Beyond the Blacklists: Detecting Malicious URL Through Machine Learning

Abstract

Many types of modern malware utilize HTTP-based communications. Network-level behavioral signature/modeling in malware detection has some advantages, compared with traditional AV signature, or system-level behavioral models. Here we present a novel malware detection method based on URL behavioral modeling. The method has taken advantage of common practices of code re-use among many types of malware. Based on big data of known malware samples, we can distill concise feature models that represent common similarities in many different malware connection behaviors; the model can be used to detect unknown malware variants that share common network traits.

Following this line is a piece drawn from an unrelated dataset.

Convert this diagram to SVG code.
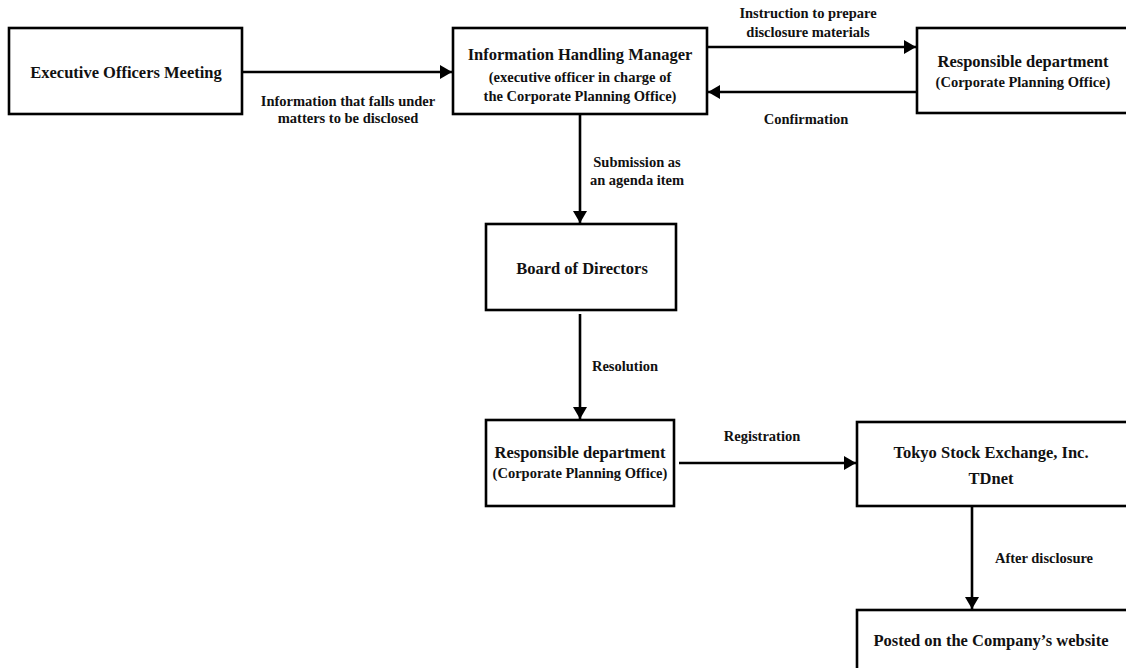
<svg xmlns="http://www.w3.org/2000/svg" width="1126" height="668" viewBox="0 0 1126 668">
<style>
.box{fill:#fff;stroke:#000;stroke-width:2.6}
.t{font-family:"Liberation Serif","Times New Roman",serif;font-weight:bold;fill:#111;text-anchor:middle}
.ti{font-size:16.5px}
.sub{font-size:14.5px}
.lb{font-size:14.5px}
.c{stroke:#000;stroke-width:2.6;fill:none;marker-end:url(#ah)}
</style>
<defs>
<marker id="ah" markerUnits="userSpaceOnUse" markerWidth="13" markerHeight="14" refX="12" refY="7" orient="auto">
<path d="M0,0 L12,7 L0,14 z" fill="#000"/>
</marker>
</defs>
<rect width="1126" height="668" fill="#fff"/>
<g id="connectors">
<line class="c" x1="242" y1="72" x2="452" y2="72"/>
<line class="c" x1="707" y1="47" x2="916" y2="47"/>
<line class="c" x1="916" y1="92" x2="708" y2="92"/>
<line class="c" x1="580" y1="114" x2="580" y2="223"/>
<line class="c" x1="580" y1="314" x2="580" y2="419"/>
<line class="c" x1="679" y1="463" x2="856" y2="463"/>
<line class="c" x1="972" y1="506" x2="972" y2="609"/>
<text class="t lb" x="348" y="106">Information that falls under</text>
<text class="t lb" x="348" y="123">matters to be disclosed</text>
<text class="t lb" x="808" y="18">Instruction to prepare</text>
<text class="t lb" x="808" y="37">disclosure materials</text>
<text class="t lb" x="806" y="124">Confirmation</text>
<text class="t lb" x="637" y="167">Submission as</text>
<text class="t lb" x="637" y="185">an agenda item</text>
<text class="t lb" x="625" y="371">Resolution</text>
<text class="t lb" x="762" y="441">Registration</text>
<text class="t lb" x="1044" y="563">After disclosure</text>
</g>
<g id="executive-officers-meeting">
<rect class="box" x="9" y="28" width="233" height="86"/>
<text class="t ti" x="126" y="78">Executive Officers Meeting</text>
</g>
<g id="information-handling-manager">
<rect class="box" x="453" y="28" width="254" height="86"/>
<text class="t ti" x="580" y="60">Information Handling Manager</text>
<text class="t sub" x="580" y="82">(executive officer in charge of</text>
<text class="t sub" x="580" y="101">the Corporate Planning Office)</text>
</g>
<g id="responsible-department-top">
<rect class="box" x="917" y="28" width="215" height="85"/>
<text class="t ti" x="1023" y="67">Responsible department</text>
<text class="t sub" x="1023" y="87">(Corporate Planning Office)</text>
</g>
<g id="board-of-directors">
<rect class="box" x="486" y="224" width="190" height="86"/>
<text class="t ti" x="582" y="274">Board of Directors</text>
</g>
<g id="responsible-department-bottom">
<rect class="box" x="486" y="420" width="188" height="86"/>
<text class="t ti" x="580" y="458">Responsible department</text>
<text class="t sub" x="580" y="478">(Corporate Planning Office)</text>
</g>
<g id="tokyo-stock-exchange">
<rect class="box" x="857" y="422" width="275" height="84"/>
<text class="t ti" x="991" y="458">Tokyo Stock Exchange, Inc.</text>
<text class="t ti" x="991" y="484">TDnet</text>
</g>
<g id="company-website">
<rect class="box" x="857" y="610" width="275" height="70"/>
<text class="t ti" x="991" y="646">Posted on the Company’s website</text>
</g>
</svg>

We focused on HTTP connections because the protocol is the most used connection type for malicious software to phone home, get update, and receive command to start attack. Examining traits at http connection level have proved to be an efficient way to detect malicious connections. In our next generation firewall appliance, we had algorithms to examine connection domain name, URL path and user-agent using static blacklist and signatures to determine malicious user-agents, URL connection path. Combined with machine learning algorithm for DGA domain detection, we had achieved pretty good malicious URL detection rate. However, the most complex and challenging part is the dynamic content in the URL connection query string. Static signature rules become less effective because those strings are so diversified that they virtually can be anything. Variance and evolution of connection parameters can make signature generation time consuming. It also requires signature library performing frequent updates to emerging new connections features. The novel clustering algorithm we present in this talk is highly efficient - it could not only detect known malicious URL, but also new variants yet to be exposed (0-day). The model was machine learned from 800,000 URLs from malware samples with about 10k weekly update.